In density gradient centrifugation the process is similar. The samples are still placed into a centrifuge, but the end goal is not to sort them by size. The spinning from the centrifuge causes more dense particles to move to the outside edge. These particles have more mass and are carried further by their inertia. Less dense particles then settle towards the center of the sample. This creates a sorted solution that is layered by particle density from least to most.

Principles of Density Gradient Centrifugation

Each particle has a specific set of physical characteristics; the properties of its biological makeup  that can be used for separation and isolation. Density gradient centrifugation focuses on two — size and density. The length of time required for this process is dependent upon the size of the particles. Larger particles will reach their position of stability earlier, whereas smaller particles take longer to pass through the larger particle zone and take up a position deeper in the gradient.

Density Gradient Reagents

A reagent is any mixture or substance used in chemical analysis or experimentation. In density gradient centrifugation, the reagent is a product used to assist in isolation or separation of the cells. Not only can these products speed up the process, they can also increase the purity and throughput. By keeping particles from clustering, creating a set divider, or eliminating residual red blood cells, the reagents can greatly increase the efficiency of density gradient centrifugation.

Differential Centrifugation

Differential centrifugation is another centrifugation separation method that is based on a particle’s mass. Since different sized cells already behave differently, the process is done with no reagent or medium.

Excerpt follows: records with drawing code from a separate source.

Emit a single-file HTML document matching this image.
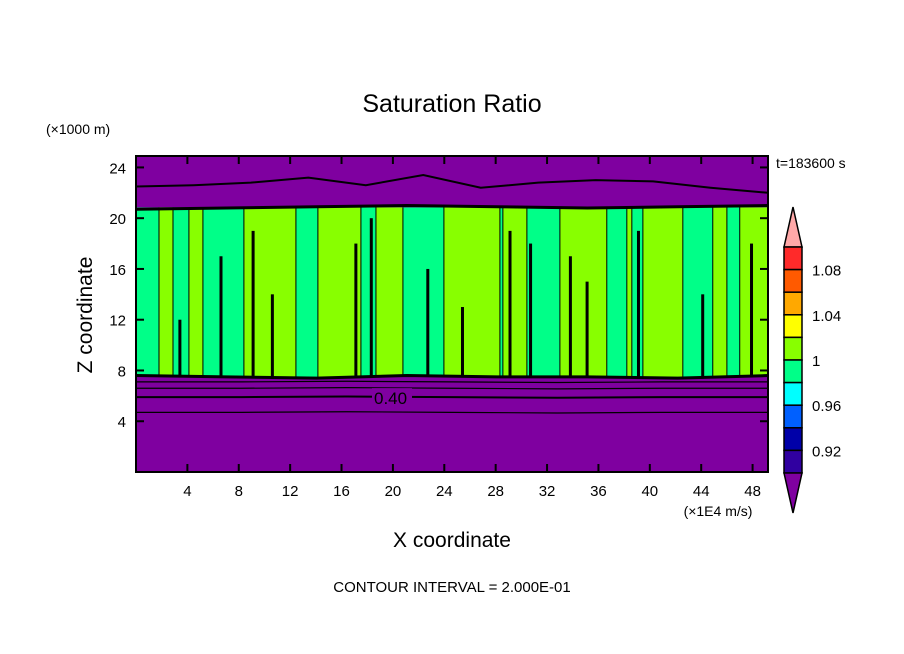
<!DOCTYPE html>
<html><head><meta charset="utf-8"><style>
body{margin:0;background:#fff}
svg{display:block;font-family:"Liberation Sans",sans-serif}
</style></head><body>
<svg id="c" width="904" height="654" viewBox="0 0 904 654">
<text x="452" y="112" text-anchor="middle" font-size="25">Saturation Ratio</text>
<text x="46" y="134" font-size="14">(×1000 m)</text>
<text x="776" y="168" font-size="14">t=183600 s</text>
<text x="718" y="516" font-size="14" text-anchor="middle">(×1E4 m/s)</text>
<text x="452" y="547" text-anchor="middle" font-size="21">X coordinate</text>
<text transform="translate(92,315) rotate(-90)" text-anchor="middle" font-size="21">Z coordinate</text>
<text x="452" y="592" text-anchor="middle" font-size="15">CONTOUR INTERVAL = 2.000E-01</text>
<g id="plot"></g>
<g id="cbar"></g>
</svg>
<script>
const lightBands=[[1.79,2.88],[4.12,5.21],[8.4,12.45],[14.16,17.51],[18.68,20.78],[23.97,28.33],[28.56,30.43],[33.0,36.65],[38.21,38.6],[39.46,42.57],[44.9,46.0],[47.0,49.2]];
const streaks=[3.3,6.5,9.0,10.5,17.0,18.2,22.6,25.3,29.0,30.6,33.7,35.0,39.0,44.0,47.8];
const streakTops=[12,17,19,14,18,20,16,13,19,18,17,15,19,14,18];
const cloudTop=[20.7,20.8,20.9,21.0,20.9,20.8,20.9,21.0];
const cloudBase=[7.6,7.5,7.4,7.6,7.5,7.5,7.4,7.6];
const contourLevels=[4.7,5.9,6.6,7.1];
const upperContour=[22.5,22.6,22.8,23.2,22.6,23.4,22.4,22.8,23.0,22.9,22.4,22.0];
const xTicks=[4,8,12,16,20,24,28,32,36,40,44,48];
const yTicks=[4,8,12,16,20,24];
const cbarColors=["#ff2a2a","#ff5a00","#ffa800","#ffff00","#88ff00","#00ff88","#00ffff","#0060ff","#0000a8","#3000a0"];
const cbarLabels=["1.08","1.04","1","0.96","0.92"];
const NS="http://www.w3.org/2000/svg";
const L=136,R=768,T=156,B=472,xmax=49.2,zmax=24.9;
const sx=v=>L+v/xmax*(R-L), sz=v=>B-v/zmax*(B-T);
const P="#7f00a0";
function mk(t,a,p){const e=document.createElementNS(NS,t);for(const k in a)e.setAttribute(k,a[k]);p.appendChild(e);return e;}
const g=document.getElementById('plot');
let r=mk('rect',{x:L,y:T,width:R-L,height:B-T,fill:P},g);


const zt=20.85, zb=7.5;
r=mk('rect',{x:L,y:sz(zt),width:R-L,height:sz(zb)-sz(zt),fill:"#00ff88"},g);


lightBands.forEach((b,i)=>{
 const x0=sx(b[0]),x1=sx(b[1]),y0=sz(zt),y1=sz(zb);
 const e=mk('rect',{x:x0,y:y0,width:x1-x0,height:y1-y0,fill:"#88ff00"},g);
 
 
 const p=mk('path',{d:`M${x0},${y0}V${y1}M${x1},${y0}V${y1}`,stroke:"#000","stroke-width":1,fill:"none"},g);
 
 
});
streaks.forEach((s,i)=>{
 const e=mk('rect',{x:sx(s),y:sz(streakTops[i]),width:3,height:sz(zb)-sz(streakTops[i]),fill:"#000"},g);
 
 
});
function line(arr,w,name){const n=arr.length;const pts=arr.map((v,i)=>sx(i/(n-1)*xmax)+","+sz(v)).join(" ");
 const e=mk('polyline',{points:pts,fill:"none",stroke:"#000","stroke-width":w},g);
 
 }
line(cloudTop,3,'cloud-top-contour');
line(cloudBase,3,'cloud-base-contour');
line(upperContour,2,'upper-contour');
contourLevels.forEach((z,i)=>line([z,z,z+0.05,z,z-0.05,z,z],i==1?2:1.2,'contour-line'));
let lb=mk('rect',{x:372,y:sz(5.9)-9,width:40,height:18,fill:P},g);


lb=mk('text',{x:374,y:sz(5.9)+7,"font-size":17},g);lb.textContent="0.40";


let f=mk('rect',{x:L,y:T,width:R-L,height:B-T,fill:"none",stroke:"#000","stroke-width":2},g);


xTicks.forEach(v=>{const x=sx(v);
 let t=mk('line',{x1:x,x2:x,y1:B,y2:B-8,stroke:"#000","stroke-width":2},g);
 
 t=mk('line',{x1:x,x2:x,y1:T,y2:T+8,stroke:"#000","stroke-width":2},g);
 
 const s=mk('text',{x:x,y:B+24,"text-anchor":"middle","font-size":15},g);s.textContent=v;
 });
yTicks.forEach(v=>{const y=sz(v);
 let t=mk('line',{x1:L,x2:L+8,y1:y,y2:y,stroke:"#000","stroke-width":2},g);
 
 t=mk('line',{x1:R,x2:R-8,y1:y,y2:y,stroke:"#000","stroke-width":2},g);
 
 const s=mk('text',{x:L-10,y:y+6,"text-anchor":"end","font-size":15},g);s.textContent=v;
 });
const cb=document.getElementById('cbar');
const cx0=784,cx1=802,cy0=247,cy1=473,h=(cy1-cy0)/cbarColors.length;
let tri=mk('polygon',{points:`${cx0},${cy0} ${cx1},${cy0} ${(cx0+cx1)/2},207`,fill:"#ffa8a8",stroke:"#000","stroke-width":1.5},cb);

cbarColors.forEach((c,i)=>{const e=mk('rect',{x:cx0,y:cy0+i*h,width:cx1-cx0,height:h,fill:c,stroke:"#000","stroke-width":1.5},cb);
 });
tri=mk('polygon',{points:`${cx0},${cy1} ${cx1},${cy1} ${(cx0+cx1)/2},513`,fill:P,stroke:"#000","stroke-width":1.5},cb);

cbarLabels.forEach((s,i)=>{const e=mk('text',{x:812,y:cy0+(1+2*i)*h+6,"font-size":15},cb);e.textContent=s;
 });
</script>
</body></html>
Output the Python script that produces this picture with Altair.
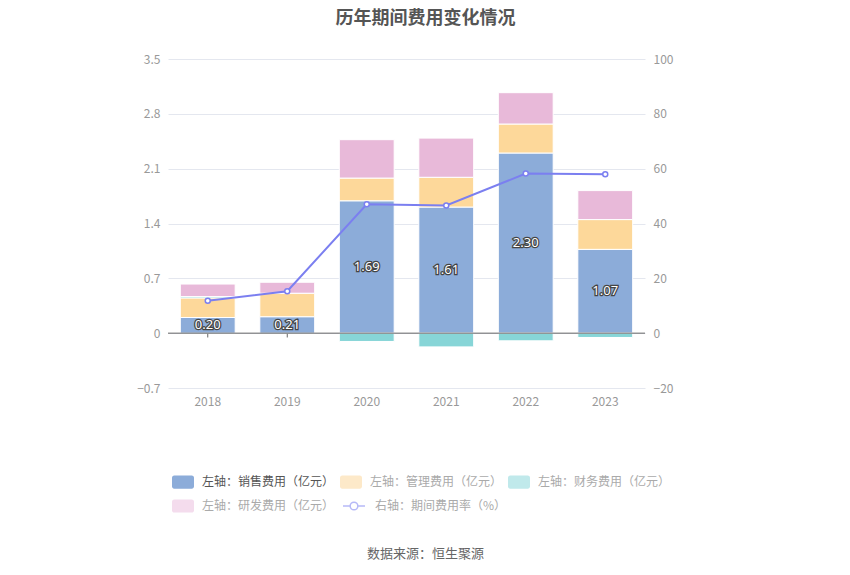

Differential centrifugation is sometimes considered a simpler form of centrifugation. It is used for separating cells and organelles while density gradient centrifugation is used for molecules and particles. The main difference between the two centrifugation methods is the type of physical properties in which the process is based on. Differential centrifugation might be easier, but density gradient centrifugation is able to sort particles of a much smaller size.


Centrifugation of all types is beneficial to scientists because it harvests substances for additional experimentation or medical uses. It helps to remove contamination and impurities in samples so specific groups of cells or particles may be effectively isolated and studied.

Density gradient centrifugation and differential centrifugation can also be used to speed up other processes by mixing samples faster. Cell separation methods such as BACS or FACS can be supplemented with centrifugation to increase the overall efficiency.